Pr( Y <= y(x) ) = Pr( X <= x )

Which I am not understanding how it is derived. Notice It does not make much distinction of X, Xi, and Y, Yi.

Pr is the CDF. The goal of this section is to find the pdf of a transformed random var. The final formula is

p(y) = |dy/dx|^-1 * q(x)

Thanks

2. What you do is differentiate the two CDFs.

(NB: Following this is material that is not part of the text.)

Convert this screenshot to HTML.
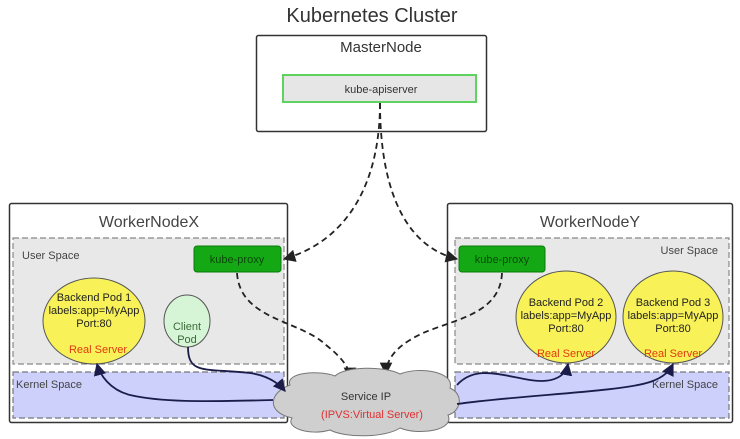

That produces the densities.

For example if $X\sim U(0,1)$ and $Y=aX+b$

then $F_Y(y)= P(Y\le y)=P(aX+b\le y)=P(X\le (y-b)/a)=F_X((y-b)/a)$

so $f_y(y)= {d\over dy} F_Y(y)= {d\over dy}F_X((y-b)/a)= {1\over a} f_X((y-b)/a)={1\over a}$

where $0<{y-b\over a}<1$ in this case.

3. Thank you for providing the example.

Perhaps it is simple, but what I didn't get is how the claim
Pr( Y<=y(x) ) = Pr( X <=x )
is reasoned from the facts that y(x) is one to one and y(x)'s derivatives are all negative or all positive.

Also, though the absolute value around dy/dx enforces the transformed pdf being non-negative (because dy may be negative), why may the math not work out without it?

Originally Posted by matheagle
What you do is differentiate the two CDFs. That produces the densities.

For example if $X\sim U(0,1)$ and $Y=aX+b$

then $F_Y(y)= P(Y\le y)=P(aX+b\le y)=P(X\le (y-b)/a)=F_X((y-b)/a)$

so $f_y(y)= {d\over dy} F_Y(y)= {d\over dy}F_X((y-b)/a)= {1\over a} f_X((y-b)/a)={1\over a}$

where $0<{y-b\over a}<1$ in this case.